チェーンソーよりも、繊細で正確な作業が可能なノコギリを好む小畑さん。さまざまなタイプを使い分け、木を細かく切っていきます。

「ダンスも彫刻も、身体表現であり、同時に空間表現でもあるという部分においては、とても似通っています。彫刻の場合は、ダンスよりも誇張やデフォルメした表現ができるので、よりインパクトのある造形をつくることが可能ですが、あまりにも非現実的な表現になると、人間味やリアリティがなくなってしまいます。人体の構造的にギリギリ実現可能なラインを守りながら、視覚的にかっこいいポーズを追求することが、特に気を使うポイントです」

ブラックの文字盤とシルバーのケースのコントラストが美しい〝クロノマット JSP〞。自動巻き、SSケース、ケース径44㎜、500ⅿ防水。¥896,400(税込)

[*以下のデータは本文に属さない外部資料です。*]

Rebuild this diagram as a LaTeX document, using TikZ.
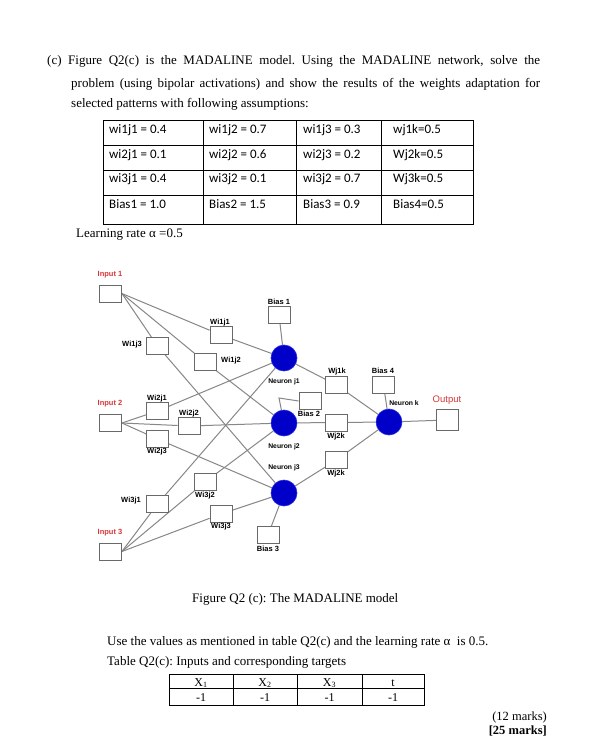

実際に彫刻を行う際は、綿密にパースを計算したデッサンを基に、特殊な計器で正確に水平を計測しながら彫り進めていきます。彫刻と聞くと終始感覚的に造形を生み出していくイメージがありますが、小畑さんの作品では、特に規則性が重要なのだといいます。

「ブライトリングもプロフェッショナルの計器と言われていますが、この質実剛健な感じが共感できます。僕が使う道具も、機能がそのままかたちになった、無駄のないものが多いです」

時に力強く、時に繊細に、魂を込めて彫刻を進める小畑さんの手首の上で、「クロノマット」が正確な時を静かに刻みます。